Penetapan usia pensiun 70 tahun bagi hakim hanya akan menunjukan arogansi kekuatan tua di MA dan persekongkolan elit Pemerintah bersama DPR ketimbang itikad untuk memberbaiki MA. Argumentasi yang mengatakan jika usia pensiun tidak dijadikan 70 tahun, maka akan berakibat stagnasi di MA pun, dinilai tidak berdasar. Memperhatikan data Komisi Yudisial, dari 48 hakim agung yang ada di MA saat ini, hanya 11 yang akan pensiun pada tahun 2009 jika usia pensiun tetap tunduk pada umur 67 tahun. Atau, sekitar 23% saja.

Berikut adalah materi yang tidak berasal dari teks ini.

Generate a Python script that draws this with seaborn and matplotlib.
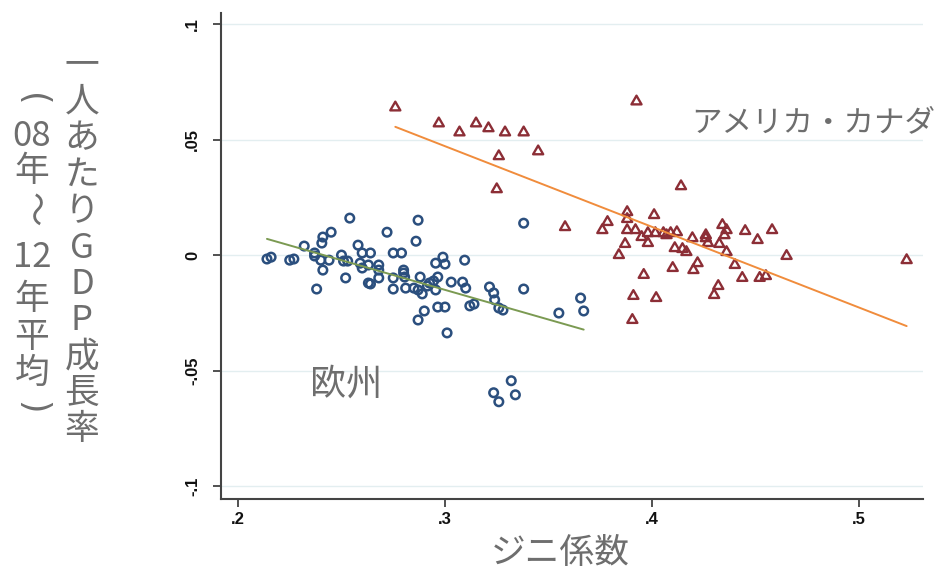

Oleh karena itu, pihak yang mendukung usia pensiun 70 tahun dapat dikategorikan pihak yang anti perubahan, pro dengan mafia peradilan, dan tidak punya itikad baik untuk mendorong pembersihan MA dan Peradilan Indonesia. MA saat ini membutuhkan perubahan dan kepercayaan dari masyarakat, bukan hakim jompo. Proses reformasi di MA saat ini berada dipersimpangan jalan. Pilihannya menjadi lebih baik atau jauh lebih buruk.
Emerson Yuntho, Penulis adalah anggota Badan Pekerja Indonesia Coruption Watch.